The trial judge hearing this case wrote that the record demonstrated "uncontested," "compelling" and "persuasive" evidence of racial bias, and concluded that there could be "no doubt that members of racial minorities have experienced discrimination in Washington's criminal justice system." 
 
As early as the 1980s, the Washington State Legislature was aware that Washington led the nation in racially disproportionate incarceration rates, having commissioned its own study on these issues. The state of Washington did not contest any of these facts before the trial court. 
 
The federal Voting Rights Act provides that a state may not deny its citizens the right to vote on the basis of race. Washington, however, strips the right to vote from people upon conviction of a felony, despite knowing that the process that leads to those convictions is tainted by racial discrimination.
 
The plaintiffs in this lawsuit have never objected to the right of states to disfranchise individuals for certain criminal offenses. Nor have they argued that racially disproportionate outcomes are, by themselves, enough to demonstrate a violation of federal law. 
 
But what the evidence shows is that the racial disparities in Washington's criminal justice system do not reflect actual rates of participation in criminal activity, but rather are attributable to racial bias.
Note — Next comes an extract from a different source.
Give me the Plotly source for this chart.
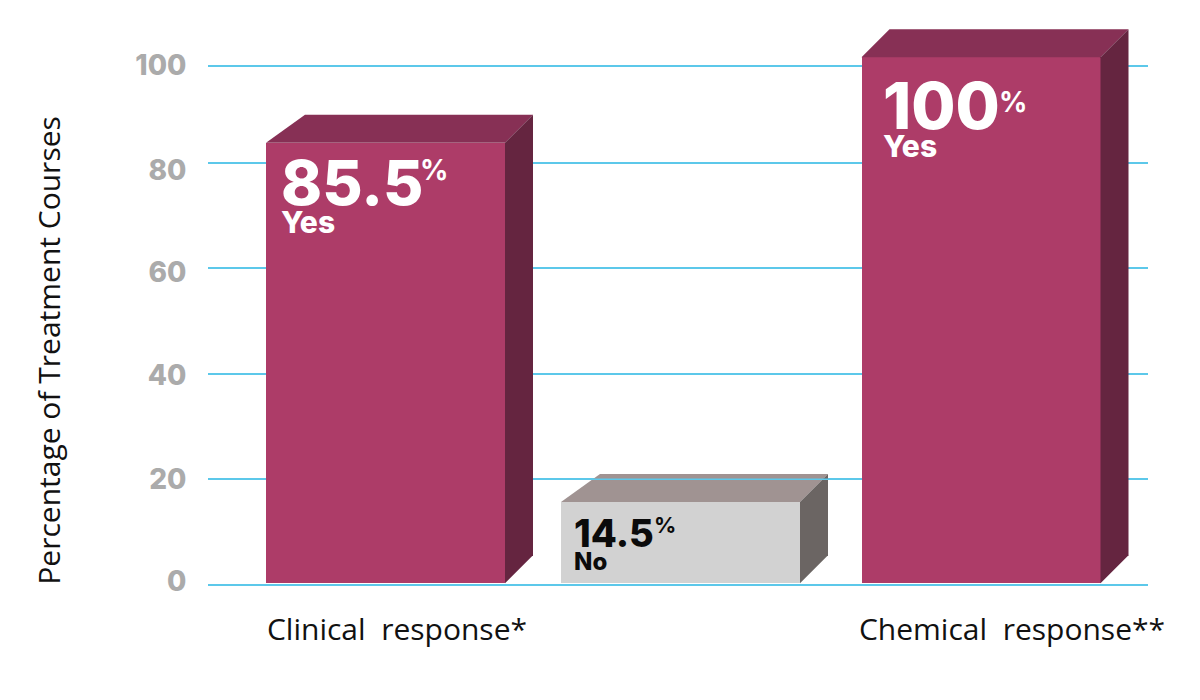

As a panel of the Federal Court of Appeals concluded earlier this year, the Voting Rights Act "demands that such racial discrimination not spread to the ballot box." The 9th Circuit should affirm this basic principle: that racial discrimination should play no role in determining who may exercise the most precious right that a citizen has in our democracy.
 
John Payton is director-counsel of the NAACP Legal Defense and Educational Fund (LDF). LDF and University Legal Assistance at Gonzaga School of Law represent the plaintiffs in Farrakhan v. Gregoire.